Gold: Safe Haven Remains Elevated
Gold prices showed resilience yesterday, trading at approximately $3,358 per ounce as of 9:15 AM Eastern Time, representing a $10 uptick from the previous day and a remarkable $911 gain over the past year. The precious metal has climbed over 25% since the beginning of 2025, driven by persistent inflation concerns and economic uncertainty.
The sustained strength in gold prices reflects investors’ ongoing appetite for safe-haven assets, even as equity markets rally. Market participants appear to be hedging their bets, maintaining gold positions as insurance against potential market volatility or unexpected inflation developments.
U.S. 10-Year Treasury Yield: Modest Movement
The 10-year Treasury yield edged up slightly to 4.30% on August 12, marking a minimal 0.01 percentage point increase from the previous session. Despite the modest daily move, yields have fallen 0.14 percentage points over the past month, though they remain 0.45 points higher than a year ago.
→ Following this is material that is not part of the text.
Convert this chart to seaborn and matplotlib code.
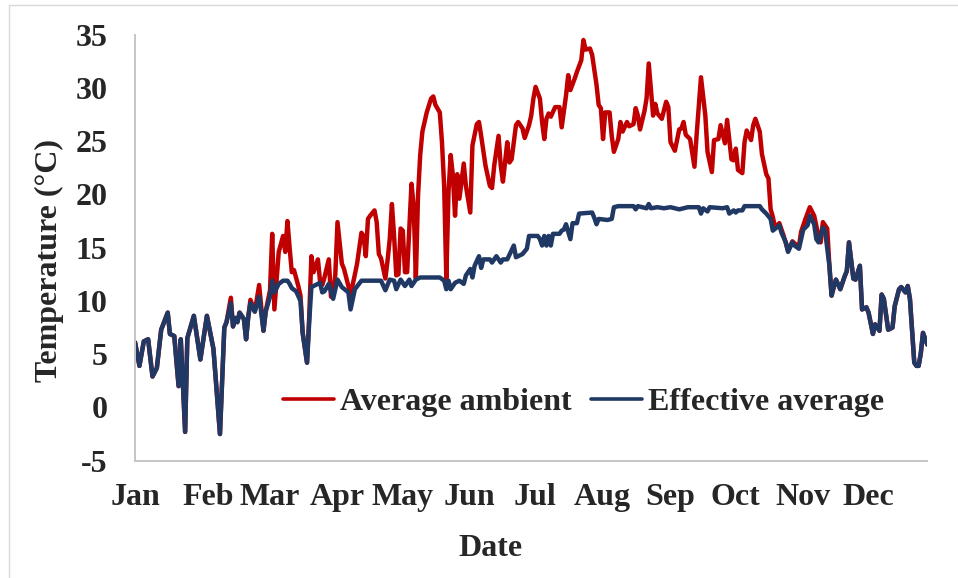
import pandas as pd
import seaborn as sns
import matplotlib.pyplot as plt
from matplotlib.lines import Line2D
import matplotlib.transforms as mtransforms

# Daily mean temperatures (°C) at their day-of-year turning points
amb_day = [0, 2, 4, 6, 8, 10, 12, 15, 16, 18, 20, 21, 23, 24, 27, 30, 33, 36, 39, 41,
           42, 44, 45, 46, 47, 48, 50, 51, 52, 53, 55, 57, 59, 60, 62, 63, 64, 66, 68, 69,
           70, 71, 72, 73, 75, 76, 77, 79, 80, 81, 82, 84, 85, 86, 87, 89, 90, 91, 92, 93,
           95, 96, 98, 99, 101, 102, 104, 105, 106, 107, 108, 110, 111, 112, 113, 115, 116, 117, 118, 119,
           120, 121, 122, 123, 124, 125, 127, 128, 129, 130, 131, 132, 134, 136, 137, 138, 140, 141, 142, 143,
           144, 145, 146, 147, 148, 149, 151, 152, 154, 155, 157, 158, 159, 161, 163, 164, 165, 167, 168, 169,
           171, 172, 173, 175, 176, 178, 179, 181, 182, 183, 184, 186, 187, 188, 189, 190, 191, 193, 195, 196,
           198, 199, 200, 202, 203, 205, 206, 207, 209, 210, 212, 213, 214, 215, 216, 218, 219, 220, 222, 223,
           224, 226, 227, 229, 230, 231, 232, 234, 235, 236, 237, 238, 239, 240, 242, 244, 245, 246, 248, 250,
           251, 252, 253, 255, 257, 258, 260, 262, 263, 265, 266, 268, 269, 271, 272, 274, 275, 276, 277, 279,
           280, 281, 283, 284, 285, 287, 288, 290, 291, 292, 293, 294, 296, 298, 300, 302, 303, 305, 306, 308,
           310, 312, 314, 315, 316, 318, 319, 320, 321, 322, 324, 326, 327, 328, 330, 331, 333, 334, 336, 337,
           339, 340, 342, 343, 344, 346, 348, 349, 351, 352, 354, 355, 356, 358, 359, 360, 361, 362, 364]
amb_temp = [6.1, 3.9, 6.2, 6.4, 2.9, 3.7, 7.3, 8.9, 6.9, 6.7, 2.0, 6.4, -2.3, 6.5, 8.6, 4.5, 8.6, 5.5, -2.5, 7.5,
            8.0, 10.3, 7.6, 8.4, 8.0, 8.9, 8.3, 6.4, 8.5, 10.1, 9.0, 11.5, 7.2, 9.0, 11.0, 16.3, 9.2, 14.6, 16.1, 14.6,
            17.5, 15.0, 12.7, 12.9, 11.4, 10.5, 7.0, 4.2, 8.5, 14.2, 12.7, 13.9, 11.8, 11.5, 12.2, 13.9, 10.4, 10.5, 12.5, 17.4,
            13.5, 13.0, 11.4, 10.6, 12.5, 13.5, 16.4, 16.1, 14.2, 17.7, 18.0, 18.5, 17.4, 14.4, 14.0, 12.1, 13.8, 15.8, 19.1, 16.1,
            12.4, 12.5, 16.8, 16.6, 12.7, 12.7, 21.0, 18.9, 12.1, 19.9, 23.7, 25.9, 27.7, 29.0, 29.2, 28.4, 27.7, 24.9, 20.8, 12.1,
            20.2, 23.7, 21.8, 18.0, 21.9, 19.6, 22.9, 20.8, 18.3, 24.6, 26.6, 26.8, 25.5, 22.7, 20.8, 20.6, 22.7, 25.5, 22.7, 21.2,
            24.9, 23.0, 23.3, 26.5, 26.8, 26.2, 25.3, 26.5, 27.4, 29.0, 30.1, 29.0, 26.8, 25.2, 27.1, 27.6, 27.3, 28.2, 28.2, 26.3,
            29.3, 31.2, 29.8, 30.9, 31.5, 32.6, 34.5, 33.6, 33.7, 33.1, 30.3, 28.4, 28.1, 25.2, 27.7, 27.7, 25.5, 24.0, 25.2, 26.8,
            25.9, 26.8, 26.4, 26.6, 28.1, 27.4, 26.1, 27.8, 29.0, 32.3, 29.9, 27.4, 28.5, 27.6, 27.1, 28.7, 28.2, 24.9, 24.1, 26.1,
            26.2, 26.8, 25.6, 25.2, 22.6, 25.6, 31.0, 27.4, 24.0, 22.1, 25.1, 25.2, 26.5, 24.8, 27.0, 23.3, 23.2, 24.3, 22.3, 22.0,
            24.9, 26.0, 25.1, 26.5, 27.1, 25.9, 23.8, 21.9, 21.5, 18.6, 17.9, 16.9, 17.3, 16.1, 14.7, 15.6, 15.4, 15.1, 16.5, 17.7,
            18.8, 18.0, 16.1, 15.5, 17.4, 16.8, 13.3, 10.5, 11.3, 12.0, 11.1, 12.3, 12.8, 15.5, 12.1, 12.0, 13.3, 9.2, 9.4, 8.9,
            6.9, 7.8, 7.2, 10.6, 10.2, 7.3, 7.5, 9.5, 11.1, 11.3, 10.8, 11.4, 10.2, 4.2, 3.9, 3.9, 5.1, 7.0, 5.9]

eff_day = [0, 2, 4, 6, 8, 10, 12, 15, 16, 18, 20, 21, 23, 24, 27, 30, 33, 36, 39, 41,
           42, 44, 45, 46, 47, 48, 50, 51, 52, 53, 55, 57, 59, 60, 62, 63, 64, 66, 68, 70,
           71, 72, 74, 76, 77, 79, 80, 81, 83, 85, 86, 87, 89, 91, 93, 95, 98, 99, 101, 104,
           110, 113, 115, 117, 119, 120, 122, 124, 126, 127, 129, 131, 140, 142, 143, 144, 145, 147, 149, 151,
           152, 154, 155, 156, 158, 159, 160, 163, 164, 166, 168, 169, 171, 174, 175, 178, 180, 181, 185, 186,
           187, 188, 189, 190, 191, 192, 195, 196, 197, 198, 199, 200, 201, 203, 204, 210, 211, 212, 213, 217,
           219, 220, 222, 229, 230, 231, 235, 236, 237, 240, 243, 246, 250, 254, 259, 260, 261, 263, 264, 270,
           272, 273, 275, 276, 277, 279, 280, 287, 288, 290, 292, 293, 296, 297, 299, 300, 302, 303, 305, 307,
           309, 310, 312, 313, 314, 316, 317, 319, 320, 321, 322, 324, 326, 327, 328, 330, 331, 333, 334, 336,
           337, 339, 340, 342, 343, 344, 346, 348, 349, 351, 352, 354, 355, 356, 358, 359, 360, 361, 362, 364]
eff_temp = [6.1, 3.9, 6.2, 6.4, 2.9, 3.7, 7.3, 8.9, 6.9, 6.7, 2.0, 6.4, -2.3, 6.5, 8.6, 4.5, 8.6, 5.5, -2.5, 7.5,
            8.0, 9.8, 7.6, 8.4, 8.0, 8.9, 8.3, 6.4, 8.5, 9.8, 9.0, 10.4, 7.2, 9.0, 10.4, 11.9, 10.8, 11.6, 11.9, 11.9,
            11.6, 11.2, 10.9, 10.0, 7.0, 4.2, 8.0, 11.3, 11.5, 11.7, 10.8, 10.9, 11.6, 10.2, 12.0, 11.3, 10.8, 9.2, 11.1, 11.9,
            11.9, 11.9, 11.0, 12.0, 11.9, 11.1, 12.0, 11.4, 12.0, 11.4, 12.0, 12.2, 12.2, 11.9, 11.1, 11.9, 11.1, 11.7, 11.9, 11.6,
            12.4, 13.0, 12.2, 13.3, 14.2, 13.1, 13.9, 13.9, 13.6, 14.2, 13.6, 13.9, 13.9, 15.2, 14.1, 14.4, 14.9, 16.1, 16.1, 15.8,
            15.2, 16.1, 15.2, 16.1, 15.2, 16.3, 16.3, 16.6, 16.7, 17.2, 16.5, 15.8, 17.3, 17.3, 18.2, 18.3, 17.8, 17.2, 17.7, 17.6,
            17.7, 18.8, 18.9, 18.9, 18.6, 18.9, 18.7, 19.1, 18.7, 18.8, 18.7, 18.8, 18.6, 18.8, 18.8, 18.2, 18.7, 18.4, 18.8, 18.7,
            18.8, 18.2, 18.5, 18.3, 18.5, 18.5, 18.9, 18.9, 18.6, 18.2, 17.7, 16.6, 17.1, 16.4, 15.5, 14.6, 15.5, 15.2, 14.9, 16.7,
            17.1, 18.0, 17.2, 15.8, 15.5, 16.9, 16.6, 13.3, 10.5, 11.3, 12.0, 11.1, 12.3, 12.8, 15.5, 12.1, 12.0, 13.3, 9.2, 9.4,
            8.9, 6.9, 7.8, 7.2, 10.6, 10.2, 7.3, 7.5, 9.5, 11.1, 11.3, 10.8, 11.4, 10.2, 4.2, 3.9, 3.9, 5.1, 7.0, 5.9]

series_names = ['Average ambient', 'Effective average']
series_colors = ['#C00000', '#203864']
month_labels = ['Jan', 'Feb', 'Mar', 'Apr', 'May', 'Jun',
                'Jul', 'Aug', 'Sep', 'Oct', 'Nov', 'Dec']
y_ticks = [-5, 0, 5, 10, 15, 20, 25, 30, 35]

year_start = pd.Timestamp('2021-01-01')


def series_frame(days, temps, name):
    return pd.DataFrame({
        'Date': year_start + pd.to_timedelta(days, unit='D'),
        'Temperature': temps,
        'Series': name,
    })


df = pd.concat([series_frame(amb_day, amb_temp, series_names[0]),
                series_frame(eff_day, eff_temp, series_names[1])],
               ignore_index=True)

sns.set_theme(style='white')
plt.rcParams['font.family'] = ['Liberation Serif', 'DejaVu Serif']
plt.rcParams['font.weight'] = 'bold'
plt.rcParams['axes.labelweight'] = 'bold'
plt.rcParams['axes.unicode_minus'] = False

FS = 23

fig = plt.figure(figsize=(9.58, 5.78), dpi=100)
ax = fig.add_axes([0.141, 0.203, 0.827, 0.737])

sns.lineplot(data=df, x='Date', y='Temperature', hue='Series',
             hue_order=series_names,
             palette=dict(zip(series_names, series_colors)),
             linewidth=3.2, estimator=None, sort=False, ax=ax)

ax.set_ylim(-5, 35)
ax.set_yticks(y_ticks)
ax.set_xlim(year_start, year_start + pd.Timedelta(days=364))
month_starts = pd.date_range(year_start, periods=12, freq='MS')
ax.set_xticks(month_starts)
ax.set_xticklabels(month_labels)

ax.tick_params(axis='x', length=0, pad=16, labelsize=FS)
ax.tick_params(axis='y', length=0, pad=20, labelsize=FS)

# nudge month names a little to the right of the month boundary
nudge = mtransforms.ScaledTranslation(6 / 100, 0, fig.dpi_scale_trans)
for lab in ax.get_xticklabels()[1:]:
    lab.set_transform(lab.get_transform() + nudge)

ax.set_xlabel('Date', fontsize=FS, labelpad=16)
ax.set_ylabel('Temperature (°C)', fontsize=FS, labelpad=8)
ax.xaxis.label.set_x(0.448)
ax.yaxis.label.set_y(0.47)

for side in ('top', 'right'):
    ax.spines[side].set_visible(False)
for side in ('left', 'bottom'):
    ax.spines[side].set_color('#C6C6C6')
    ax.spines[side].set_linewidth(1.4)
ax.grid(False)

handles, labels = ax.get_legend_handles_labels()
ax.get_legend().remove()
leg = ax.legend(handles, labels, loc='center', bbox_to_anchor=(0.566, 0.137),
                ncol=2, frameon=False, fontsize=FS, handlelength=1.6,
                handletextpad=0.2, columnspacing=0.6)
for line in leg.get_lines():
    line.set_linewidth(2.6)

# chart-area frame
fig.add_artist(Line2D([9 / 958, 9 / 958], [0, 1 - 5 / 578], transform=fig.transFigure,
                      color='#D9D9D9', linewidth=1))
fig.add_artist(Line2D([9 / 958, 1], [1 - 5 / 578, 1 - 5 / 578], transform=fig.transFigure,
                      color='#D9D9D9', linewidth=1))

fig.savefig('out.png', dpi=100)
The relatively stable yield environment suggests bond investors are taking a measured view of the Fed’s likely policy path. With yields hovering in the 4.2% to 4.6% range for much of the recent period, the bond market appears to be finding equilibrium between growth expectations and inflation concerns.
Bond Market: Searching for Direction
The broader bond market continues to navigate a complex environment as investors weigh competing forces. Municipal bonds saw steady demand, with new issuance of $10 billion scheduled for the week. Investment-grade corporate bonds maintained their appeal, though spreads remain tight by historical standards.
High-yield bonds face particular scrutiny, with yields around 7% offering attractive income but limited room for further spread compression. Market strategists suggest that while bonds may outperform cash in 2025, significant rallies would require more aggressive Fed rate cuts than currently anticipated.
Oil: Continuing Weakness
WTI crude oil fell to $62.84 per barrel, down 0.52% for the day and reflecting a 6.18% decline over the past month. The 18.37% year-over-year drop underscores the significant headwinds facing the energy sector, including concerns about global demand and potential oversupply.
The Energy Information Administration forecasts Brent crude prices could fall to $58 per barrel in the fourth quarter of 2025, driven by expectations of increased production from OPEC+ members and persistent global inventory builds. This weakness in oil prices provides some relief on the inflation front but presents challenges for energy sector earnings.
Looking Ahead: Key Considerations for Investors
As we move forward, several factors warrant close attention:
- Fed Policy Path: With markets fully pricing in a September rate cut, any deviation from expectations could trigger volatility
- Inflation Dynamics: While headline inflation has moderated, core inflation at 3.1% remains above the Fed’s target, suggesting the central bank may proceed cautiously
- Sector Rotation: The dramatic shifts in sector leadership throughout 2025 highlight the importance of maintaining diversified portfolios
- Global Factors: Trade policies and international economic developments continue to influence market sentiment
- Technical Levels: With major indices at or near all-time highs, technical resistance levels become increasingly important
Investment Implications
Yesterday’s market action reinforces several key themes for investors:
- Rate-Sensitive Assets: Small-caps and growth stocks continue to benefit from rate-cut expectations
- Quality Matters: In a market priced for perfection, focusing on quality companies with strong fundamentals becomes crucial
- Diversification: The volatility in sector leadership underscores the importance of maintaining balanced exposures
- Income Opportunities: With bond yields still elevated by recent historical standards, fixed-income allocations merit consideration
Conclusion
The market’s continued strength reflects a delicate balance between optimism about Fed policy accommodation and lingering concerns about economic growth and inflation. While the path of least resistance appears higher in the near term, investors should remain mindful of the various crosscurrents that could impact markets in the months ahead.
As we navigate this environment, maintaining discipline, diversification, and a focus on long-term objectives remains paramount. The current market offers opportunities across asset classes, but selectivity and risk management will likely prove increasingly important as we move through the remainder of 2025.